A moment in time

St Giles’ Church, Great Longstone, Derbyshire

Today’s ask is to come up with a poem that involves music at a ceremony or event of some kind.

This month, I have tried respond to the prompts by looking at the resource, finding some inspiration and connecting it to the first thing that opened the wardrobe of my imagination as I climbed from the well of sleep . After a lovely country walk and Sunday roast yesterday I decided to just fling open both wardrobe doors and see what came out.

I’m not sure if this falls under the rubric of “music” but it’s played on instruments by people and marks an event – maybe it fits the brief then?

Let me know if it worked for you.


The aroma of yesterday’s wet dog enters the kitchen just before the peat-stained, matted ochre coat of its owner.

Her nails pat a ballet score across the hard-fired glazed terracotta tiles, before four legs fold in unison and the shaggy bundle collapses into the warm welcome of a sunbeam pool.

By the window, with its glass squares and flaky encasements lined with peeling paint projecting from them like white tree fungus, the kettle stands in cold sulky silence.

Soon it will be called into life, to herald the breakfast communion with its attention seeking whistle and billowing bellows of steam, forming a visual harmony with the cumulus cushions floating by.

In the yard, a taciturn cockerel sits in smug satisfaction preening his, he believes, glorious iridescent tail feathers having completed his day’s duty some hours earlier.

Apollo’s circadian chores began earlier still, allowing his golden orb to cast the capon into a shadowy silhouette matching the weathercock atop the church spire.

Where, from their vantage point the baby blue eyes of the Jackdaw can see signs of life emerging by yellow rape fields, sage and olive-green woods and along the black tarmac roads that draw staves to connect them with smoke seeping villages.

The smallest of the Crows’ feet pulse delicate taps on Welsh grey slates that match his well-defined nape.

Their beats echo down, past the cool cast iron chimes, along their smooth flax rope cords down to the windowless bell chamber.

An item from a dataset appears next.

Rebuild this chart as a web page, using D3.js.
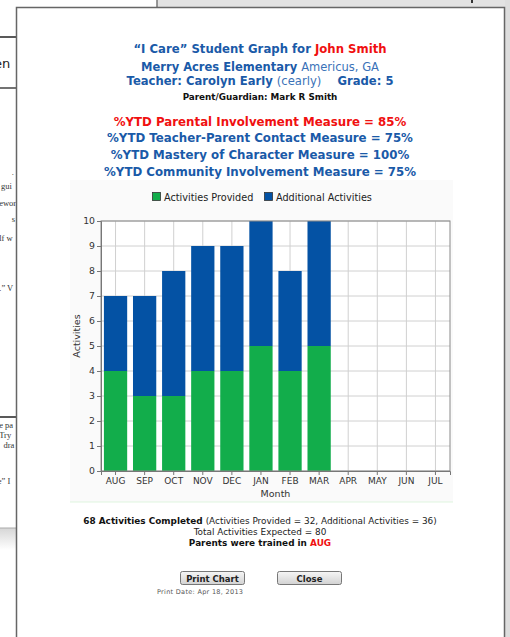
<!DOCTYPE html>
<html><head><meta charset="utf-8">
<script src="https://cdn.jsdelivr.net/npm/d3@7"></script>
<style>body{margin:0;background:#fff;overflow:hidden}svg{display:block}</style>
</head><body>
<script>
const months = ["AUG","SEP","OCT","NOV","DEC","JAN","FEB","MAR","APR","MAY","JUN","JUL"];
const provided = [4,3,3,4,4,5,4,5,0,0,0,0];
const additional = [3,4,5,5,5,5,4,5,0,0,0,0];
const yTicks = [0,1,2,3,4,5,6,7,8,9,10];
const seriesNames = ["Activities Provided","Additional Activities"];
const measures = [
  "%YTD Parental Involvement Measure = 85%",
  "%YTD Teacher-Parent Contact Measure = 75%",
  "%YTD Mastery of Character Measure = 100%",
  "%YTD Community Involvement Measure = 75%"
];
const bgFragments = [[".",175],["e gui",189],["ewor",206],["s",222],["lf w",241],["g.\u201D V",291],["e pa",428],[" Try",438],["dra",448],["re\u201D I",484]];

const W=510,H=637;
const svg=d3.select("body").append("svg").attr("width",W).attr("height",H);
const defs=svg.append("defs");
const sans="DejaVu Sans, Verdana, sans-serif";
const blue="#1a5aa8", red="#f01010";
const cGreen="#12ad4b", cBlue="#0452a4";

// background page
svg.append("rect").attr("x",157).attr("y",0).attr("width",W-157).attr("height",7).attr("fill","#e2e2e2");
svg.append("line").attr("x1",157).attr("x2",157).attr("y1",0).attr("y2",7).attr("stroke","#777").attr("stroke-width",1.5);
svg.append("rect").attr("x",471).attr("y",0).attr("width",2).attr("height",3).attr("fill","#333");
svg.append("rect").attr("x",505).attr("y",0).attr("width",5).attr("height",H).attr("fill","#ddd");
svg.append("line").attr("x1",0).attr("x2",16).attr("y1",37).attr("y2",37).attr("stroke","#222").attr("stroke-width",1.5);
svg.append("line").attr("x1",0).attr("x2",16).attr("y1",88).attr("y2",88).attr("stroke","#444").attr("stroke-width",1.5);
svg.append("line").attr("x1",0).attr("x2",16).attr("y1",417).attr("y2",417).attr("stroke","#222").attr("stroke-width",1.5);
const grad=defs.append("linearGradient").attr("id","g1").attr("x1",0).attr("x2",0).attr("y1",0).attr("y2",1);
grad.append("stop").attr("offset",0).attr("stop-color","#d6d6d6");
grad.append("stop").attr("offset",1).attr("stop-color","#fff");
svg.append("rect").attr("x",0).attr("y",528).attr("width",16).attr("height",22).attr("fill","url(#g1)");
svg.append("line").attr("x1",0).attr("x2",16).attr("y1",528).attr("y2",528).attr("stroke","#aaa");
defs.append("clipPath").attr("id","clipL").append("rect").attr("x",0).attr("y",0).attr("width",16).attr("height",H);
const gl=svg.append("g").attr("clip-path","url(#clipL)");
gl.append("text").attr("x",-6).attr("y",68).text("en").attr("font-family",sans).attr("font-size",13).attr("fill","#222");
gl.selectAll("text.f").data(bgFragments).join("text").attr("class","f")
  .attr("x",d=>16-d[0].length*4.2).attr("y",d=>d[1]).text(d=>d[0])
  .attr("font-family","Liberation Serif, serif").attr("font-size",8.5).attr("fill","#333");

// modal
svg.append("rect").attr("x",16.5).attr("y",7.5).attr("width",488).attr("height",H).attr("fill","#fff").attr("stroke","#666").attr("stroke-width",1.5);

// header
function line(y,parts,size,anchorX=260){
  const t=svg.append("text").attr("x",anchorX).attr("y",y).attr("text-anchor","middle").attr("font-family",sans).attr("font-size",size);
  parts.forEach(p=>t.append("tspan").text(p[0]).attr("fill",p[1]).attr("font-weight",p[2]?"bold":"normal"));
  return t;
}
line(53,[["\u201CI Care\u201D Student Graph for ",blue,1],["John Smith",red,1]],11.7);
line(71,[["Merry Acres Elementary ",blue,1],["Americus, GA","#3a72b8",0]],11.5);
line(85,[["Teacher: Carolyn Early ",blue,1],["(cearly)","#3a72b8",0],["\u00A0\u00A0\u00A0 Grade: 5",blue,1]],11.6);
line(100,[["Parent/Guardian: Mark R Smith","#111",1]],8.8);
measures.forEach((m,i)=>line([126,142,159,176][i],[[m,i==0?red:blue,1]],11.8));

// chart panel
svg.append("rect").attr("x",70).attr("y",180).attr("width",383).attr("height",322).attr("fill","#fafafa");
svg.append("line").attr("x1",70).attr("x2",453).attr("y1",502).attr("y2",502).attr("stroke","#dff5df");

// legend
const leg=svg.append("g").attr("font-family",sans).attr("font-size",9.7);
[[152,seriesNames[0],cGreen],[264,seriesNames[1],cBlue]].forEach(([x,n,c])=>{
  leg.append("rect").attr("x",x+0.5).attr("y",192.5).attr("width",8).attr("height",8).attr("fill",c).attr("stroke","#333").attr("stroke-width",0.8);
  leg.append("text").attr("x",x+12).attr("y",200.5).text(n).attr("fill","#222");
});

// plot
const m={l:101,r:450,t:221,b:471};
const x=d3.scaleBand().domain(months).range([m.l,m.r]).paddingInner(0.2).paddingOuter(0.1);
const y=d3.scaleLinear().domain([0,10]).range([m.b,m.t]);
svg.append("rect").attr("x",m.l).attr("y",m.t).attr("width",m.r-m.l).attr("height",m.b-m.t).attr("fill","#fff");
const g=svg.append("g");
g.selectAll("line.hg").data(yTicks).join("line").attr("x1",m.l).attr("x2",m.r).attr("y1",d=>y(d)).attr("y2",d=>y(d)).attr("stroke","#d0d0d0");
g.selectAll("line.vg").data(months).join("line").attr("x1",d=>x(d)+x.bandwidth()/2).attr("x2",d=>x(d)+x.bandwidth()/2).attr("y1",m.t).attr("y2",m.b).attr("stroke","#d0d0d0");
const data=months.map((mo,i)=>({mo,p:provided[i],a:additional[i]}));
g.selectAll("rect.p").data(data).join("rect").attr("x",d=>x(d.mo)).attr("width",x.bandwidth()).attr("y",d=>y(d.p)).attr("height",d=>y(0)-y(d.p)).attr("fill",cGreen);
g.selectAll("rect.a").data(data).join("rect").attr("x",d=>x(d.mo)).attr("width",x.bandwidth()).attr("y",d=>y(d.p+d.a)).attr("height",d=>y(d.p)-y(d.p+d.a)).attr("fill",cBlue);
svg.append("rect").attr("x",m.l).attr("y",m.t).attr("width",m.r-m.l).attr("height",m.b-m.t).attr("fill","none").attr("stroke","#888");

const ya=svg.append("g").attr("transform",`translate(${m.l},0)`).call(d3.axisLeft(y).tickValues(yTicks).tickSize(4).tickPadding(2));
ya.select(".domain").attr("stroke","#777");
ya.selectAll(".tick line").attr("stroke","#777");
ya.selectAll("text").attr("font-family",sans).attr("font-size",9.3).attr("fill","#333");
const xa=svg.append("g").attr("transform",`translate(0,${m.b})`).call(d3.axisBottom(x).tickSize(4).tickPadding(3));
xa.select(".domain").attr("stroke","#777");
xa.selectAll(".tick line").attr("stroke","#777");
xa.selectAll("text").attr("font-family",sans).attr("font-size",9).attr("fill","#333");
svg.append("text").attr("x",(m.l+m.r)/2).attr("y",497).attr("text-anchor","middle").text("Month").attr("font-family",sans).attr("font-size",9.5).attr("fill","#333");
svg.append("text").attr("transform","translate(80,336) rotate(-90)").attr("text-anchor","middle").text("Activities").attr("font-family",sans).attr("font-size",9.5).attr("fill","#333");

// bottom
line(524,[["68 Activities Completed ","#111",1],["(Activities Provided = 32, Additional Activities = 36)","#222",0]],8.9);
line(535,[["Total Activities Expected = 80","#222",0]],8.9);
line(546,[["Parents were trained in ","#111",1],["AUG",red,1]],8.9);

// buttons
const bg2=defs.append("linearGradient").attr("id","bt").attr("x1",0).attr("x2",0).attr("y1",0).attr("y2",1);
bg2.append("stop").attr("offset",0).attr("stop-color","#f6f6f6");
bg2.append("stop").attr("offset",1).attr("stop-color","#d2d2d2");
[[180,"Print Chart"],[277,"Close"]].forEach(([bx,t])=>{
  svg.append("rect").attr("x",bx+0.5).attr("y",571.5).attr("width",64).attr("height",13).attr("rx",2).attr("fill","url(#bt)").attr("stroke","#777");
  svg.append("text").attr("x",bx+32.5).attr("y",581.5).attr("text-anchor","middle").text(t).attr("font-family",sans).attr("font-size",8.5).attr("font-weight","bold").attr("fill","#222");
});
svg.append("text").attr("x",157).attr("y",594).text("Print Date: Apr 18, 2013").attr("font-family",sans).attr("font-size",6.5).attr("fill","#555").attr("letter-spacing",0.3);
</script>
</body></html>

Here, dangling like decorated tiger tail crotchets, the sallies await attendance with perfect stillness that contradict their imminent incantations.

The old oak door with its peaked arch top opens with its customary horror film creak, just as it did when Nelson last set sail.

The air is musty, like the underside of a bat’s wing as the pink of smooth and wrinkled warm skin enclasps the expectant woollen tails.

A strike peel splits the morning air with the lime juice taste of a Hornet’s sting, ears twitch and heads turn on cattle and congregation in recognition.

The place bell continues it solo call to the community, its voice flows over the schoolyard bereft of the shrieking squeals of children that will flood it like a river in spate tomorrow.

The other bells hum along in a tumbling roll like the steps of a rosy-cheeked farmer stumbling over cobbles on her way home from the pub.

The summons to attend takes flight down the High Street, past the closed down shop, where dust lays on shelves imitating the pashmina moss cloaks clothing damp rocks by the gurgling river where Dipper dip and silky Voles play hide and seek with ferocious foreign Mink.

Majestic timber giants of Oak, Beech and Cedar, grained and green with awe-inspiring stature stand to attention as ringing tones slip through their arms, stroking the notes with their leaves as they pass on through.

Doors open and close in time as the congregation heeds the beat of the temperate tune that defines an English rural Sunday morning.

And when the last toll slowly decays into a cloud-bleached sky; just for a moment, the whole universe falls silent.


One thought on “A moment in time

  1. Your prose poem appeals to all the senses, Graham, from the wet dog, through the ballet score of dog nails, to the ‘breakfast communion with its attention seeking whistle and billowing bellows of steam’, vivid colours of the ‘baby blue eyes of the Jackdaw…yellow rape fields, sage and olive-green woods’, and the bells. A familiar scene viewed through your eyes.